Most of the monks who are currently serving at these Theravada centers have come from Burma, Cambodia, Laos, Sri Lanka and Thailand. These monks are unfortunately not well versed in English. In many cases immigrant parents who are members of these communities have difficulty guiding their children in the Buddhist path without the support of monks who are religious leaders of the community. The monks lack sufficient background in developing communication skills with these immigrant children who are growing up in America. The monks themselves are not fully capable in assisting the parents, mainly due to the language and cultural gaps between the monks and the younger generation of Buddhists whose main language is English. It is common in these ethnic Buddhist communities that these children are gradually drifting away from Buddhism, Buddhist culture and the Temple. The basic trend is that after the first generation of immigrant Buddhists has passed on, within the second generation there will be much fewer active Buddhist followers in these immigrant families.

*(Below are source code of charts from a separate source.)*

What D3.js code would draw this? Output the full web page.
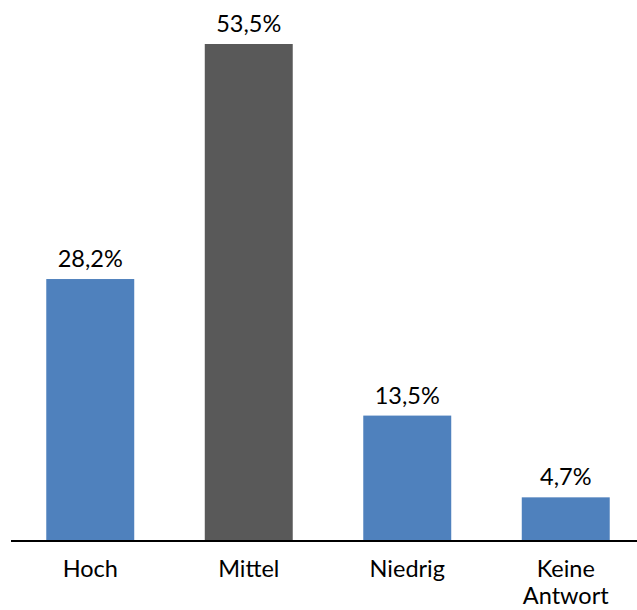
<!DOCTYPE html>
<html>
<head>
<meta charset="utf-8">
<script src="https://cdn.jsdelivr.net/npm/d3@7"></script>
<style>
  html, body { margin: 0; padding: 0; background: #fff; }
  svg { display: block; }
  text { font-family: "Lato", "Open Sans", sans-serif; fill: #000; }
</style>
</head>
<body>
<div id="chart"></div>
<script>
// Einschätzung: Anteile je Kategorie in Prozent
const categories = ["Hoch", "Mittel", "Niedrig", "Keine Antwort"];
const values = [28.2, 53.5, 13.5, 4.7];
const barColors = ["#4F81BD", "#595959", "#4F81BD", "#4F81BD"];

const width = 637, height = 610;
const fontSize = 23.5;
const svg = d3.select("#chart").append("svg")
  .attr("width", width).attr("height", height);

const pad = 0.445;
const x = d3.scaleBand()
  .domain(categories)
  .range([11, 645])
  .paddingInner(pad)
  .paddingOuter(pad / 2);

const y = d3.scaleLinear()
  .domain([0, 53.5])
  .range([541, 44]);

const fmt = v => d3.format(".1f")(v).replace(".", ",") + "%";

// Balken
svg.selectAll("rect.bar")
  .data(values)
  .join("rect")
  .attr("class", "bar")
  .attr("x", (d, i) => x(categories[i]))
  .attr("width", x.bandwidth())
  .attr("y", d => y(d))
  .attr("height", d => y(0) - y(d))
  .attr("fill", (d, i) => barColors[i]);

// Wertbeschriftungen
svg.selectAll("text.val")
  .data(values)
  .join("text")
  .attr("class", "val")
  .attr("x", (d, i) => x(categories[i]) + x.bandwidth() / 2)
  .attr("y", d => y(d) - 12)
  .attr("text-anchor", "middle")
  .style("font-size", fontSize + "px")
  .text(d => fmt(d));

// Kategorienachse
const axis = svg.append("g")
  .attr("transform", `translate(0,${y(0)})`)
  .call(d3.axisBottom(x).tickSize(0).tickPadding(0));
axis.select(".domain").remove();
axis.selectAll(".tick text").remove();

svg.append("line")
  .attr("x1", 11).attr("x2", width)
  .attr("y1", y(0)).attr("y2", y(0))
  .attr("stroke", "#000").attr("stroke-width", 2);

axis.selectAll(".tick").each(function(d) {
  const words = d.split(" ");
  const t = d3.select(this).append("text")
    .attr("text-anchor", "middle")
    .attr("fill", "#000")
    .style("font-size", fontSize + "px")
    .style("font-family", "Lato, 'Open Sans', sans-serif");
  words.forEach((w, k) => {
    t.append("tspan").attr("x", 0).attr("y", 36 + k * 27).text(w);
  });
});
</script>
</body>
</html>
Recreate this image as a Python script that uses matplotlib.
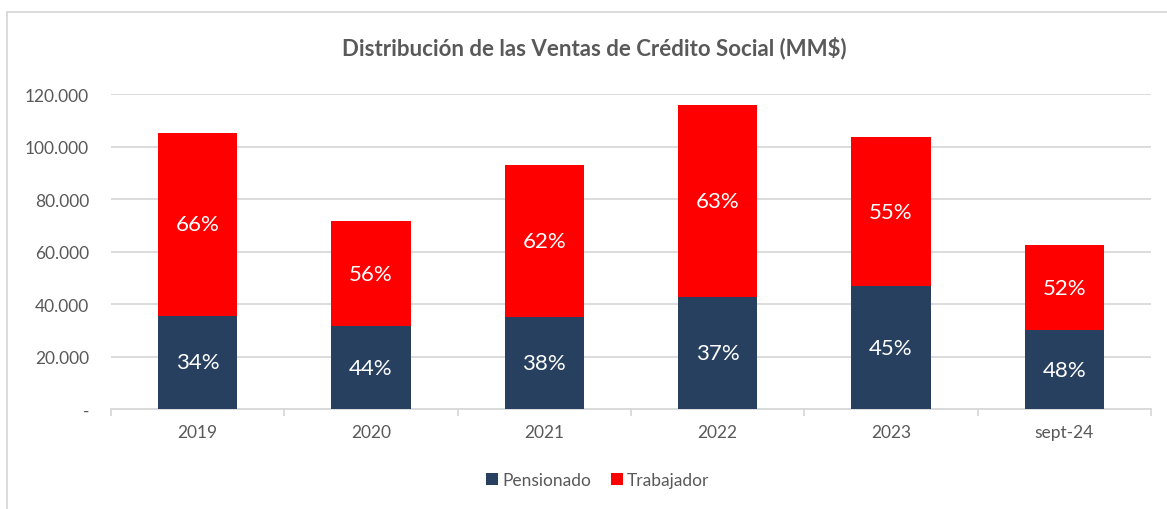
import matplotlib.pyplot as plt
import numpy as np
from matplotlib.lines import Line2D
from matplotlib.ticker import FuncFormatter

# Ventas de crédito social (MM$)
years = ['2019', '2020', '2021', '2022', '2023', 'sept-24']
pensionado = [35500, 31600, 35000, 42500, 46800, 30000]
trabajador = [69600, 40000, 58000, 73300, 56800, 32500]
pct_pensionado = ['34%', '44%', '38%', '37%', '45%', '48%']
pct_trabajador = ['66%', '56%', '62%', '63%', '55%', '52%']

navy = '#27405F'
red = '#FF0000'
gray_txt = '#595959'
grid_c = '#D9D9D9'

plt.rcParams['font.family'] = ['Lato', 'DejaVu Sans']

fig = plt.figure(figsize=(11.67, 5.10), dpi=100)
ax = fig.add_axes([0.0951, 0.196, 0.8912, 0.6177])

x = np.arange(len(years))
w = 0.456
ax.bar(x, pensionado, w, color=navy, label='Pensionado', zorder=3)
ax.bar(x, trabajador, w, bottom=pensionado, color=red, label='Trabajador', zorder=3)

for i in range(len(years)):
    ax.text(x[i], pensionado[i] / 2, pct_pensionado[i], ha='center', va='center',
            color='white', fontsize=16, zorder=4)
    ax.text(x[i], pensionado[i] + trabajador[i] / 2, pct_trabajador[i], ha='center',
            va='center', color='white', fontsize=16, zorder=4)

ax.set_xlim(-0.5, len(years) - 0.5)
ax.set_ylim(0, 120000)
ax.set_yticks(np.arange(0, 120001, 20000))

def fmt(v, pos):
    if v == 0:
        return '-'
    return f'{int(v):,}'.replace(',', '.')

ax.yaxis.set_major_formatter(FuncFormatter(fmt))
ax.set_xticks(x)
ax.set_xticklabels(years)
ax.set_xticks(np.arange(-0.5, len(years), 1), minor=True)

ax.grid(axis='y', color=grid_c, lw=1.3, zorder=0)
for s in ['top', 'right', 'left']:
    ax.spines[s].set_visible(False)
ax.spines['bottom'].set_color(grid_c)
ax.spines['bottom'].set_linewidth(1.3)

ax.tick_params(axis='y', length=0, labelsize=12.5, labelcolor=gray_txt, pad=15.8)
ax.tick_params(axis='x', which='major', length=0, labelsize=12.5, labelcolor=gray_txt, pad=11)
ax.tick_params(axis='x', which='minor', length=5, color=grid_c, width=1.3)

fig.text(0.509, 0.905, 'Distribución de las Ventas de Crédito Social (MM$)', ha='center',
         va='center', fontsize=16, fontweight='bold', color=gray_txt)

ax.legend(loc='center', bbox_to_anchor=(0.468, -0.225), ncol=2, frameon=False,
          fontsize=12.5, labelcolor=gray_txt, handlelength=0.7, handleheight=0.7,
          handletextpad=0.25, columnspacing=1.1)

# chart border (left and top edges visible)
fig.add_artist(Line2D([0.006, 0.006], [0, 0.975], color=grid_c, lw=1.3))
fig.add_artist(Line2D([0.006, 1.0], [0.975, 0.975], color=grid_c, lw=1.3))

fig.savefig('out.png', dpi=100)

Earlier Buddhist immigrants, such as the Japanese and Chinese, who came to America about a century ago, found the same dilemma that Theravada immigrant Buddhists are facing today. A half a century later the early immigrants remedied this situation by establishing educational centers for training their clergy in this land itself to be effective teachers among the second generation Buddhists. ABS was established with the purpose of creating such an educational center to prepare monks/nuns and lay teachers for the Theravada Buddhist immigrants who have been arriving for about the last forty years. So far this urgent need for a training center for Theravada clergy in North America has not been fully understood by the Theravada communities in the west. Therefore, the main goal of ABS has yet to be realized.